PH: Idaho is going into uncharted waters with independence and the need to expand your program and promote the Idaho Vandal brand. Are you expecting Coach Petrino to do some things differently as a representative of your program compared to previous UI coaches on your watch?
RS: “He’s doing several things, like ensuring his coaches are always dressed professionally, and always promoting the Vandal brand, and teaching everyone that they need to be “proud to be a Vandal!” So he's going to be willing to go and represent the program whenever asked. I do know that.
“My expectation is that he is going to build a disciplined program that is going to be competitive. That's the number one thing. If he does that, the rest of the things take care of themselves.
“You can go out and talk all you want, but if you can't perform, and coach your coaches, and recruit right, and put a competitive football program on the field, those other things don't matter.”
PH: Are you expecting him to interact with your fans, with the media, with the public differently than coaches in the past, or are you mostly basing your decision on the kind of program you expect him to run?
RS: “It's mostly based on the kind of program that I expect him to run. Like I said before, if we perform well on the football field, all those other things will take care of themselves.
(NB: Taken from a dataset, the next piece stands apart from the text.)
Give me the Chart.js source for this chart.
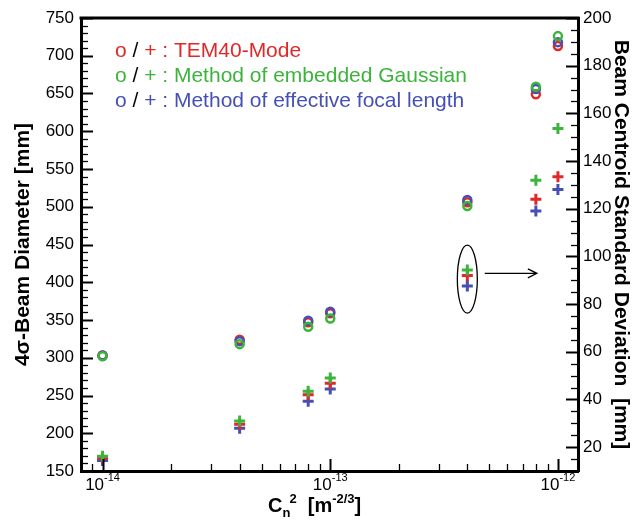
<!DOCTYPE html>
<html>
<head>
<meta charset="utf-8">
<script src="https://cdn.jsdelivr.net/npm/chart.js@4.4.1/dist/chart.umd.min.js"></script>
<style>
    html, body { margin: 0; padding: 0; background: #fff; }
</style>
</head>
<body>
<canvas id="beamGraph" width="633" height="520"></canvas>
<script>
    // Cn^2 values (m^-2/3)
    const cn2 = [1e-14, 4e-14, 8e-14, 1e-13, 4e-13, 8e-13, 1e-12];

    // 4-sigma beam diameter (mm), left axis
    const diamTEM = [303, 324, 347, 359, 506, 649, 713];
    const diamGauss = [302, 318, 341, 352, 501, 659, 726];
    const diamFocal = [303, 322, 349, 361, 509, 656, 718];

    // beam centroid standard deviation (mm), right axis
    const sdTEM = [15.3, 29.6, 42, 46.8, 92, 124, 133.4];
    const sdGauss = [16.2, 31, 43.5, 49, 94.3, 132, 153.7];
    const sdFocal = [14.4, 27.9, 39.3, 44.4, 87.6, 119, 128.1];

    const diamTicks = [150, 200, 250, 300, 350, 400, 450, 500, 550, 600, 650, 700, 750];
    const sdTicks = [20, 40, 60, 80, 100, 120, 140, 160, 180, 200];
    const cnDecades = [1e-14, 1e-13, 1e-12];
    const cnExponents = ['-14', '-13', '-12'];

    const legendLines = [
        { color: '#e02828', text: ': TEM40-Mode' },
        { color: '#3cb43c', text: ': Method of embedded Gaussian' },
        { color: '#4650b4', text: ': Method of effective focal length' }
    ];

    // callout around the 4e-13 crosses
    const calloutCn2 = 4e-13, calloutSd = 90.5;
    const arrowFrom = 4.77e-13, arrowTo = 8.08e-13, arrowSd = 92.9;

    const FONT = 'Liberation Sans, Arial, sans-serif';
    const RED = '#e02828', GREEN = '#3cb43c', BLUE = '#4650b4';

    function pts(ys) {
        return cn2.map((c, i) => ({ x: c, y: ys[i] }));
    }

    function circles(ys, color, order) {
        return {
            data: pts(ys), yAxisID: 'y', order: order,
            pointStyle: 'circle', pointRadius: 4, pointBorderWidth: 2.5,
            borderColor: color, backgroundColor: 'rgba(0,0,0,0)', showLine: false
        };
    }

    function crosses(ys, color, order) {
        return {
            data: pts(ys), yAxisID: 'y2', order: order,
            pointStyle: 'cross', pointRadius: 5.5, pointBorderWidth: 3,
            borderColor: color, backgroundColor: color, showLine: false
        };
    }

    const decorations = {
        id: 'decorations',
        afterDraw(chart) {
            const ctx = chart.ctx;
            const a = chart.chartArea;
            const x = chart.scales.x, y = chart.scales.y, y2 = chart.scales.y2;
            ctx.save();
            ctx.strokeStyle = '#000';
            ctx.fillStyle = '#000';

            // top frame line
            ctx.lineWidth = 3;
            ctx.beginPath();
            ctx.moveTo(a.left - 1.5, a.top);
            ctx.lineTo(a.right + 1.5, a.top);
            ctx.stroke();

            function line(x1, y1, x2, y2w, w) {
                ctx.lineWidth = w;
                ctx.beginPath();
                ctx.moveTo(x1, y1);
                ctx.lineTo(x2, y2w);
                ctx.stroke();
            }

            // left axis ticks (inward)
            for (let v = 150; v <= 750; v += 10) {
                const py = Math.round(y.getPixelForValue(v)) + 0.5;
                const major = v % 50 === 0;
                line(a.left, py, a.left + (major ? 12 : 7), py, major ? 2 : 1.3);
            }
            // right axis ticks (inward)
            for (let v = 15; v <= 200; v += 5) {
                const py = Math.round(y2.getPixelForValue(v)) + 0.5;
                const major = v % 20 === 0;
                line(a.right, py, a.right - (major ? 12 : 7), py, major ? 2 : 1.3);
            }
            // bottom axis ticks (inward)
            for (let n = -15; n <= -12; n++) {
                for (let k = 1; k <= 9; k++) {
                    const v = k * Math.pow(10, n);
                    if (v < x.min || v > x.max) continue;
                    const px = Math.round(x.getPixelForValue(v)) + 0.5;
                    const major = k === 1;
                    line(px, a.bottom, px, a.bottom - (major ? 12 : 7), major ? 2 : 1.3);
                }
            }

            // x tick labels 10^n
            ctx.textBaseline = 'alphabetic';
            ctx.textAlign = 'left';
            cnDecades.forEach((v, i) => {
                const px = x.getPixelForValue(v);
                ctx.font = '17px ' + FONT;
                const wBase = ctx.measureText('10').width;
                ctx.font = '11px ' + FONT;
                const wExp = ctx.measureText(cnExponents[i]).width;
                const start = px - (wBase + wExp) / 2;
                ctx.font = '17px ' + FONT;
                ctx.fillText('10', start, 490);
                ctx.font = '11px ' + FONT;
                ctx.fillText(cnExponents[i], start + wBase, 481);
            });

            // x axis title  Cn^2  [m^-2/3]
            let tx = 268;
            const parts = [
                ['C', 20, 0], ['n', 13, 5], ['2', 13, -9], ['  [m', 20, 0], ['-2/3', 13, -9], [']', 20, 0]
            ];
            parts.forEach((p, i) => {
                ctx.font = 'bold ' + p[1] + 'px ' + FONT;
                let w = ctx.measureText(p[0]).width;
                ctx.fillText(p[0], tx, 512 + p[2]);
                if (i === 1) w -= 1;
                tx += w;
            });

            // legend text
            ctx.font = '21px ' + FONT;
            legendLines.forEach((l, i) => {
                const by = 56.7 + i * 25.2;
                let lx = 115;
                const seg = [['o', l.color], [' / ', '#000'], ['+', l.color], [' ' + l.text, l.color]];
                seg.forEach(s => {
                    ctx.fillStyle = s[1];
                    ctx.fillText(s[0], lx, by);
                    lx += ctx.measureText(s[0]).width;
                });
            });

            // ellipse callout and arrow
            ctx.strokeStyle = '#000';
            ctx.lineWidth = 1.3;
            const ex = x.getPixelForValue(calloutCn2);
            const ey = y2.getPixelForValue(calloutSd);
            ctx.beginPath();
            ctx.ellipse(ex, ey, 10, 34, 0, 0, Math.PI * 2);
            ctx.stroke();

            const ax1 = x.getPixelForValue(arrowFrom);
            const ax2 = x.getPixelForValue(arrowTo);
            const ay = y2.getPixelForValue(arrowSd);
            ctx.beginPath();
            ctx.moveTo(ax1, ay);
            ctx.lineTo(ax2, ay);
            ctx.moveTo(ax2 - 9, ay - 4.5);
            ctx.lineTo(ax2, ay);
            ctx.lineTo(ax2 - 9, ay + 4.5);
            ctx.stroke();

            ctx.restore();
        }
    };

    const ctx = document.getElementById('beamGraph').getContext('2d');
    const beamGraph = new Chart(ctx, {
        type: 'scatter',
        data: {
            datasets: [
                circles(diamTEM, RED, 5),
                circles(diamFocal, BLUE, 4),
                circles(diamGauss, GREEN, 3),
                crosses(sdFocal, BLUE, 2),
                crosses(sdTEM, RED, 1),
                crosses(sdGauss, GREEN, 0)
            ]
        },
        options: {
            responsive: false,
            animation: false,
            devicePixelRatio: 1,
            layout: { padding: { top: 18, left: 0, right: 0, bottom: 0 } },
            plugins: {
                legend: { display: false },
                tooltip: { enabled: false }
            },
            scales: {
                x: {
                    type: 'logarithmic',
                    position: 'bottom',
                    min: 8.04e-15,
                    max: 1.225e-12,
                    ticks: { display: false },
                    grid: { display: false, drawTicks: false },
                    border: { display: true, width: 3, color: '#000' },
                    afterFit(s) { s.height = 49; }
                },
                y: {
                    type: 'linear',
                    position: 'left',
                    min: 150,
                    max: 750,
                    afterBuildTicks(s) { s.ticks = diamTicks.map(v => ({ value: v })); },
                    ticks: { color: '#000', padding: 7, font: { family: FONT, size: 17 } },
                    grid: { display: false, drawTicks: false },
                    border: { display: true, width: 3, color: '#000' },
                    title: {
                        display: true,
                        text: '4σ-Beam Diameter [mm]',
                        color: '#000',
                        font: { family: FONT, size: 21, weight: 'bold' },
                        padding: { top: 11, bottom: 0 }
                    },
                    afterFit(s) { s.width = 81; }
                },
                y2: {
                    type: 'linear',
                    position: 'right',
                    min: 10,
                    max: 200,
                    afterBuildTicks(s) { s.ticks = sdTicks.map(v => ({ value: v })); },
                    ticks: { color: '#000', padding: 5, font: { family: FONT, size: 17 } },
                    grid: { display: false, drawTicks: false },
                    border: { display: true, width: 3, color: '#000' },
                    title: {
                        display: true,
                        text: 'Beam Centroid Standard Deviation  [mm]',
                        color: '#000',
                        font: { family: FONT, size: 21, weight: 'bold' },
                        padding: { top: 0, bottom: 0 }
                    },
                    afterFit(s) { s.width = 55; }
                }
            }
        },
        plugins: [decorations]
    });
</script>
</body>
</html>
He will not make excuses and will walk the talk.”
PH: Have you seen any bump in football season ticket sales for 2013 with the hiring of Coach Petrino?
RS: “We have been aggressive and gotten our season ticket renewals out, and I know that our ticket office has talked about some people who had dropped season tickets that have now renewed again.
“There is a lot of optimism, but we need everyone to commit to coming to watch our home games and purchase season tickets.”